Total revenue for 2021 stands at 221 billion ringgit ($53.2 billion), 6.7% short of initial estimates and comparable to what the government raised in 2017. Total revenue is expected to rise by 5.9% to 234 billion ringgit ($56.4 billion) next year, which still won’t be enough to fund all the measures set out in the expansionary budget proposal.
To ease the deficit, a one-off “prosperity tax” for high-income companies with annual earnings above 100 million ringgit ($24 million) will increase the corporate tax rate from 24% to 33% for 2022. The tax hike will partly fund a 4.8 billion ringgit ($1.1 billion) allocation aimed at reducing Malaysia’s unemployment rate, which stood at 4.6% in August.
With global prices for liquefied natural gas (LNG) surging, analysts don’t rule out higher dividend contributions from state-owned companies such as national oil firm Petronas, which increased its 2021 dividends to the government to 25 billion ringgit ($6 billion) – the same amount it pledged for 2022 – from an initial target of 18 billion ringgit ($4.3 billion).

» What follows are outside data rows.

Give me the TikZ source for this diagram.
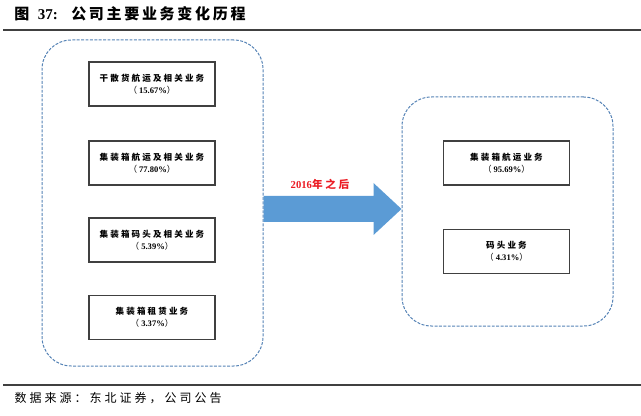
\documentclass[tikz,border=0pt]{standalone}
\usepackage{fontspec}
\setmainfont{Liberation Serif}
\newfontfamily\zh[LetterSpace=25]{Noto Sans CJK SC}
\newfontfamily\zhtitle[LetterSpace=18]{Noto Sans CJK SC}
\usepackage{xcolor}
\definecolor{lcblue}{RGB}{84, 130, 181}
\definecolor{lcarrow}{RGB}{91, 155, 213}
\definecolor{lcred}{RGB}{235, 28, 36}
\definecolor{lcgray}{RGB}{64, 64, 64}
\usetikzlibrary{calc}

\begin{document}
\begin{tikzpicture}[x=0.75pt, y=-0.75pt,
    groupbox/.style={draw=lcblue, line width=0.75pt, dash pattern=on 2.2pt off 1.1pt,
        rounded corners=22pt},
    bizbox/.style={draw=lcgray, line width=0.8pt, minimum width=94.5pt, minimum height=33pt,
        inner sep=0pt, align=center, font=\fontsize{6.4}{9}\selectfont}]

\useasboundingbox (0,0) rectangle (641,416);

% === Título y reglas ===
\node[anchor=west, inner sep=0pt, font=\fontsize{11.25}{13}\selectfont\bfseries] (title) at (14,14)
    {{\zhtitle 图}\hspace{6.5pt}37:\hspace{10pt}{\zhtitle 公司主要业务变化历程}};
\draw[lcgray, line width=1.1pt] (3,30) -- (641,30);
\draw[lcgray, line width=1.1pt] (3,385) -- (641,385);
\node[anchor=west, font=\fontsize{9}{11}\selectfont] (source) at (10,398)
    {\zh 数据来源：东北证券，公司公告};

% === Antes de 2016 ===
\node[groupbox, minimum width=165.75pt, minimum height=244.5pt] (before) at (152.5,203) {};
\node[bizbox] (drybulk) at (152,84)
    {{\zh\bfseries 干散货航运及相关业务}\\{\zh （}\textbf{15.67\%}{\zh ）}};
\node[bizbox, line width=1.1pt] (cship) at (152,163)
    {{\zh\bfseries 集装箱航运及相关业务}\\{\zh （}\textbf{77.80\%}{\zh ）}};
\node[bizbox] (cport) at (152,240)
    {{\zh\bfseries 集装箱码头及相关业务}\\{\zh （}\textbf{5.39\%}{\zh ）}};
\node[bizbox] (clease) at (152,317.5)
    {{\zh\bfseries 集装箱租赁业务}\\{\zh （}\textbf{3.37\%}{\zh ）}};

% === Después de 2016 ===
\node[groupbox, minimum width=158.25pt, minimum height=171.75pt] (after) at (507.5,211.5) {};
\node[bizbox, line width=1.1pt] (shipping) at (506.5,163)
    {{\zh\bfseries 集装箱航运业务}\\{\zh （}\textbf{95.69\%}{\zh ）}};
\node[bizbox] (port) at (506.5,251.5)
    {{\zh\bfseries 码头业务}\\{\zh （}\textbf{4.31\%}{\zh ）}};

% === Flecha de transición ===
\coordinate (tail) at (before.east |- 0,209);
\coordinate (tip) at (after.west |- 0,209);
\fill[lcarrow] ($(tail)+(0,-13)$) -- ($(tip)+(-28,-13)$) -- ($(tip)+(-28,-26)$) -- (tip)
    -- ($(tip)+(-28,26)$) -- ($(tip)+(-28,13)$) -- ($(tail)+(0,13)$) -- cycle;
\node[text=lcred, font=\fontsize{8}{10}\selectfont] (yearlabel) at (320,184)
    {\textbf{2016}{\zh\bfseries 年之后}};

\end{tikzpicture}
\end{document}
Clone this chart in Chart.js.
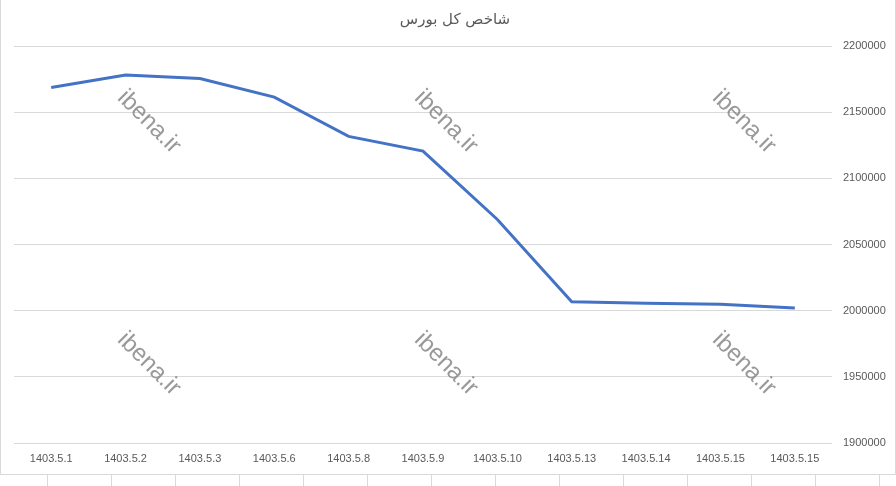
<!DOCTYPE html>
<html>
<head>
<meta charset="utf-8">
<script src="https://cdn.jsdelivr.net/npm/chart.js@4.4.1/dist/chart.umd.min.js"></script>
<style>
    html, body { margin: 0; padding: 0; background: #ffffff; }
    #wrap { position: relative; width: 896px; height: 486px; overflow: hidden; }
    /* chart frame and the sheet cells under it */
    #frame {
        position: absolute; left: 0; top: -1px; width: 894px; height: 474px;
        border: 1px solid #d9d9d9;
    }
    #cells {
        position: absolute; left: 0; top: 475px; width: 896px; height: 11px;
        background-image: linear-gradient(to right, #d9d9d9 1px, transparent 1px);
        background-size: 64px 100%;
        background-position: 47px 0;
        background-repeat: repeat-x;
    }
    canvas { position: absolute; left: 0; top: 0; }
</style>
</head>
<body>
<div id="wrap">
    <div id="frame"></div>
    <div id="cells"></div>
    <canvas id="indexChart" width="896" height="486"></canvas>
</div>
<script>
// ============================================
// Data
// ============================================

const chartTitle = 'شاخص کل بورس';

const dateLabels = [
    '1403.5.1', '1403.5.2', '1403.5.3', '1403.5.6', '1403.5.8', '1403.5.9',
    '1403.5.10', '1403.5.13', '1403.5.14', '1403.5.15', '1403.5.15'
];

const indexValues = [
    2168700, 2178000, 2175500, 2161400, 2131700, 2120600,
    2068900, 2006700, 2005600, 2004800, 2002100
];

const yMin = 1900000;
const yMax = 2200000;
const yStep = 50000;

const watermarkText = 'ibena.ir';

// ============================================
// Watermark plugin (drawn under the line)
// ============================================

const watermarkPlugin = {
    id: 'watermark',
    beforeDatasetsDraw(chart) {
        const ctx = chart.ctx;
        const cols = [149, 446, 744];
        const rows = [122, 364];
        ctx.save();
        ctx.font = '24px "Liberation Sans", Arial, sans-serif';
        ctx.fillStyle = 'rgba(128, 128, 128, 0.8)';
        ctx.textAlign = 'center';
        ctx.textBaseline = 'middle';
        rows.forEach(y => {
            cols.forEach(x => {
                ctx.save();
                ctx.translate(x, y);
                ctx.rotate(Math.PI / 4);
                ctx.fillText(watermarkText, 0, 0);
                ctx.restore();
            });
        });
        ctx.restore();
    }
};

// ============================================
// Chart
// ============================================

const ctx = document.getElementById('indexChart').getContext('2d');
const indexChart = new Chart(ctx, {
    type: 'line',
    data: {
        labels: dateLabels,
        datasets: [{
            label: chartTitle,
            data: indexValues,
            borderColor: '#4472c4',
            borderWidth: 3,
            pointRadius: 0,
            tension: 0,
            fill: false
        }]
    },
    options: {
        responsive: false,
        animation: false,
        layout: { padding: { left: 14, right: 0, top: 0, bottom: 0 } },
        plugins: {
            legend: { display: false },
            tooltip: { enabled: false },
            title: {
                display: true,
                text: chartTitle,
                color: '#595959',
                font: { family: '"DejaVu Sans", sans-serif', size: 15, weight: 'normal' },
                padding: { top: 11, bottom: 17 }
            }
        },
        scales: {
            x: {
                offset: true,
                grid: { display: false },
                border: { display: false },
                ticks: {
                    color: '#595959',
                    font: { family: '"Liberation Sans", Arial, sans-serif', size: 11 },
                    padding: 1,
                    maxRotation: 0,
                    autoSkip: false
                },
                afterFit(scale) { scale.height = 43; }
            },
            y: {
                position: 'right',
                min: yMin,
                max: yMax,
                grid: { color: '#d9d9d9', drawTicks: false },
                border: { display: false },
                ticks: {
                    stepSize: yStep,
                    color: '#595959',
                    font: { family: '"Liberation Sans", Arial, sans-serif', size: 11 },
                    padding: 11,
                    callback: v => String(v)
                },
                afterFit(scale) { scale.width = 64; }
            }
        }
    },
    plugins: [watermarkPlugin]
});
</script>
</body>
</html>
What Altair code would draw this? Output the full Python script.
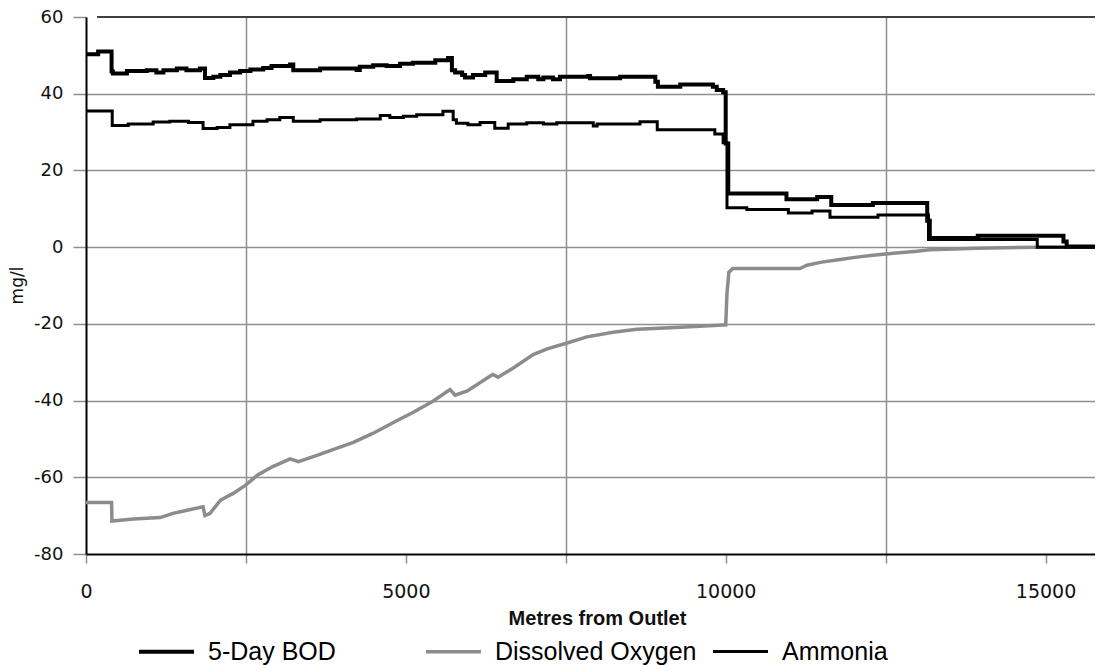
import altair as alt
import pandas as pd

# ---- data ----
series_names = ["5-Day BOD", "Dissolved Oxygen", "Ammonia"]

bod_x = [0, 190, 400, 420, 640, 950, 1100, 1210, 1420, 1570, 1780, 1860, 1990, 2100, 2250,
         2410, 2570, 2770, 2900, 3190, 3240, 3660, 4230, 4280, 4490, 4700, 4910, 5110, 5460,
         5660, 5720, 5770, 5880, 5925, 6050, 6240, 6420, 6680, 6890, 7070, 7150, 7300, 7410,
         7850, 7880, 8350, 8900, 8940, 9290, 9800, 9860, 9960, 10000, 10040, 10950, 11430,
         11650, 12300, 13150, 13190, 13940, 15280, 15330, 16000]
bod_y = [50.3, 51.0, 45.8, 45.3, 45.9, 46.1, 45.5, 46.1, 46.6, 46.1, 46.6, 44.1, 44.4, 44.9, 45.5,
         45.9, 46.3, 46.7, 47.2, 47.6, 46.1, 46.6, 46.2, 47.0, 47.4, 47.2, 47.8, 48.1, 48.7,
         49.3, 46.1, 45.5, 44.9, 44.2, 44.9, 45.5, 43.3, 43.8, 44.4, 43.8, 44.2, 43.8, 44.4,
         44.6, 44.0, 44.4, 43.1, 41.8, 42.4, 41.8, 41.0, 40.4, 27.0, 14.0, 12.5, 13.1,
         11.0, 11.5, 6.9, 2.4, 3.0, 1.5, 0.2, 0.2]

amm_x = [0, 410, 660, 1050, 1310, 1600, 1830, 2050, 2250, 2610, 2830, 3030, 3240, 3660, 4230,
         4600, 4750, 4960, 5170, 5580, 5740, 5790, 5970, 6160, 6390, 6600, 6890, 7150, 7360,
         7930, 7990, 8660, 8930, 9830, 9960, 10020, 10330, 10980, 11350, 11630, 12380, 13170,
         14870, 16000]
amm_y = [35.5, 31.7, 32.1, 32.6, 32.8, 32.5, 30.9, 31.2, 31.9, 32.8, 33.2, 33.8, 32.8, 33.2, 33.4,
         34.3, 33.8, 34.1, 34.5, 35.4, 33.2, 32.3, 31.9, 32.5, 31.0, 32.1, 32.4, 32.1, 32.4,
         31.6, 32.1, 32.7, 30.6, 29.5, 27.2, 10.3, 9.8, 8.9, 9.4, 7.8, 8.4, 2.0,
         0.0, 0.0]

do_x = [0, 400, 405, 740, 1160, 1360, 1580, 1830, 1860, 1940, 2100, 2300, 2490, 2690, 2920,
        3190, 3320, 3610, 3860, 4180, 4490, 4910, 5110, 5430, 5690, 5770, 5960, 6320, 6360,
        6440, 6680, 6990, 7210, 7520, 7830, 8240, 8610, 9290, 9960, 10000, 10020, 10050,
        10110, 11160, 11270, 11500, 11790, 12050, 12300, 12620, 12990, 13190, 13930, 14870,
        16000]
do_y = [-66.6, -66.6, -71.4, -70.9, -70.5, -69.4, -68.6, -67.7, -70.0, -69.4, -66.0, -64.2,
        -62.1, -59.3, -57.2, -55.2, -55.9, -54.3, -52.8, -50.9, -48.5, -44.8, -43.1, -40.1,
        -37.1, -38.6, -37.5, -33.6, -33.2, -33.9, -31.5, -28.0, -26.5, -25.0, -23.4, -22.2,
        -21.4, -20.9, -20.3, -20.3, -12.0, -6.5, -5.6, -5.6, -4.7, -3.9, -3.2, -2.6, -2.1,
        -1.6, -1.1, -0.7, -0.3, 0.0, 0.0]

x_ticks = [0, 2500, 5000, 7500, 10000, 12500, 15000]
y_ticks = list(range(-80, 61, 10))

step_df = pd.DataFrame(
    {"x": bod_x + amm_x,
     "y": bod_y + amm_y,
     "series": ["5-Day BOD"] * len(bod_x) + ["Ammonia"] * len(amm_x)})
do_df = pd.DataFrame({"x": do_x, "y": do_y, "series": ["Dissolved Oxygen"] * len(do_x)})

W, H = 1009, 537
LABEL_FONT = "DejaVu Sans"

x_enc = alt.X(
    "x:Q",
    scale=alt.Scale(domain=[0, 15773], nice=False, zero=False),
    axis=alt.Axis(
        title="Metres from Outlet",
        values=x_ticks,
        labelExpr="datum.value % 5000 === 0 ? (datum.value + '') : ''",
        labelFlush=False,
        labelFont=LABEL_FONT, labelFontSize=19, labelColor="#111111",
        labelPadding=19,
        tickSize=9, tickColor="#8f8f8f", tickWidth=1.5,
        domainColor="#000000", domainWidth=2,
        gridColor="#8f8f8f", gridWidth=1.5,
        gridOpacity={"condition": {"test": "datum.value % 5000 !== 0", "value": 1}, "value": 0},
        titleFont="Liberation Sans", titleFontSize=20, titleFontWeight="bold",
        titleColor="#111111",
        titleX=511, titleY=54, titleBaseline="top", titleAlign="center",
    ),
)
y_enc = alt.Y(
    "y:Q",
    scale=alt.Scale(domain=[-80, 60], nice=False, zero=False),
    axis=alt.Axis(
        title="mg/l",
        values=y_ticks,
        labelExpr="datum.value % 20 === 0 ? (datum.value + '') : ''",
        labelFont=LABEL_FONT, labelFontSize=18, labelColor="#111111",
        labelPadding=10,
        tickSize={"condition": {"test": "datum.value % 20 === 0", "value": 13}, "value": 10},
        tickColor="#8f8f8f", tickWidth=1.5,
        domainColor="#000000", domainWidth=2,
        gridColor="#8f8f8f", gridWidth=1.5,
        gridOpacity={"condition": {"test": "datum.value % 20 === 0 && datum.value > -80 && datum.value < 60", "value": 1}, "value": 0},
        titleFont=LABEL_FONT, titleFontSize=17, titleFontWeight="normal",
        titleColor="#111111", titleAngle=270,
        titleX=-69, titleY=268, titleBaseline="middle", titleAlign="center",
    ),
)

legend_props = dict(
    title=None, orient="none", legendX=51, legendY=605,
    direction="horizontal", columns=3, gridAlign="all", columnPadding=9,
    symbolType="stroke", symbolSize=3025,
    labelFont="Liberation Sans", labelFontSize=25, labelColor="#000000",
    labelOffset=12, labelLimit=500, padding=0,
)
color_enc = alt.Color(
    "series:N",
    scale=alt.Scale(domain=series_names, range=["#000000", "#8c8c8c", "#000000"]),
    legend=alt.Legend(**legend_props),
)
sw_enc = alt.StrokeWidth(
    "series:N",
    scale=alt.Scale(domain=series_names, range=[4, 3, 1]),
    legend=alt.Legend(**legend_props),
)

do_layer = alt.Chart(do_df).mark_line(clip=True, strokeJoin="miter").encode(
    x=x_enc, y=y_enc, color=color_enc, strokeWidth=sw_enc,
)
step_layer = alt.Chart(step_df).mark_line(clip=True, interpolate="step-after", strokeJoin="miter").encode(
    x=x_enc, y=y_enc, color=color_enc, strokeWidth=sw_enc,
    detail="series:N",
)
top_border = alt.Chart(pd.DataFrame({"y": [60]})).mark_rule(color="#000000", strokeWidth=1.5).encode(
    y=alt.Y("y:Q"), x=alt.value(11), x2=alt.value(W)
)

chart = alt.layer(do_layer, step_layer, top_border).properties(
    width=W, height=H,
    autosize=alt.AutoSizeParams(type="none"),
    padding={"left": 78, "top": 9, "right": 0, "bottom": 111},
    background="#ffffff",
).configure_view(stroke=None)

chart.save("out.html", embed_options={"renderer": "svg", "actions": False})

In October, Parliament approved an increase to the statutory debt limit to 65% of GDP, up from 60% previously, which Tengku Zafrul said would give authorities more wiggle room to borrow and increase funding for Covid-19 support measures. To date, Malaysia has rolled out 530 billion ringgit ($127.7 billion) worth of stimulus to soften the pandemic’s blow.
The government has on many occasions pledged its commitment to fiscal consolidation despite raising the debt ceiling for the second time in as many years. In a television interview last week, Tengku Zafrul said “pulling the brakes too fast” on an expansionary fiscal policy would inhibit the pace of Malaysia’s economic recovery.
“The slow pace of fiscal consolidation set out in the budget reflects the government’s concerns about the fragility of the recovery as well as a desire to keep the spending taps fully open ahead of the next elections, delaying any unpopular cuts/tax hikes,” said Peter Mumford, a Southeast Asia analyst with the Eurasia Group consultancy.
“Ismail is keeping his options open and could go to the polls late next year rather than wait until mid-2023, as many observers expect. The election timing will depend on the strength/pace of the economic recovery and dynamics within Ismail’s United Malays National Organization (UMNO) party and broader ruling coalition,” Mumford added.
Criticism of the budget from the Pakatan Harapan (PH) opposition coalition has been muted, with Tony Pua, PH’s economic committee chairman, remarking soon after Tengku Zafrul’s budget speech that the minister “must be commended for agreeing to adopt a series of critical measures” proposed by the opposition bloc.
In an online commentary, Pua praised the “extensive engagement” between the government and opposition on budgetary measures to improve social security and boost employment, but said the spending plan “falls short of highlighting any measures or strategies to evade an impending budget crisis in the near future.”
According to opposition leader and PH chairman Anwar Ibrahim, the opposition participated in “no fewer than 13 consultations” on the budget with the finance ministry. Under the deal struck with Anwar’s coalition in September, Ismail’s government must undertake a consultation process with the opposition on every new law it proposes.
In exchange for the government agreeing to enact a slew of welfare policies and institutional reforms sought by the opposition, PH has agreed not to obstruct the government on critical votes in Parliament that could have implications for its survival, including budgetary matters.
“PH’s key demands for the 2022 budget were mostly unspecific, making it easier for its members to back the bill (or abstain) while looking like they have secured what they want,” said Mumford. “While some measures may be tweaked during the parliamentary process, the overall size/shape of the budget is unlikely to change significantly.”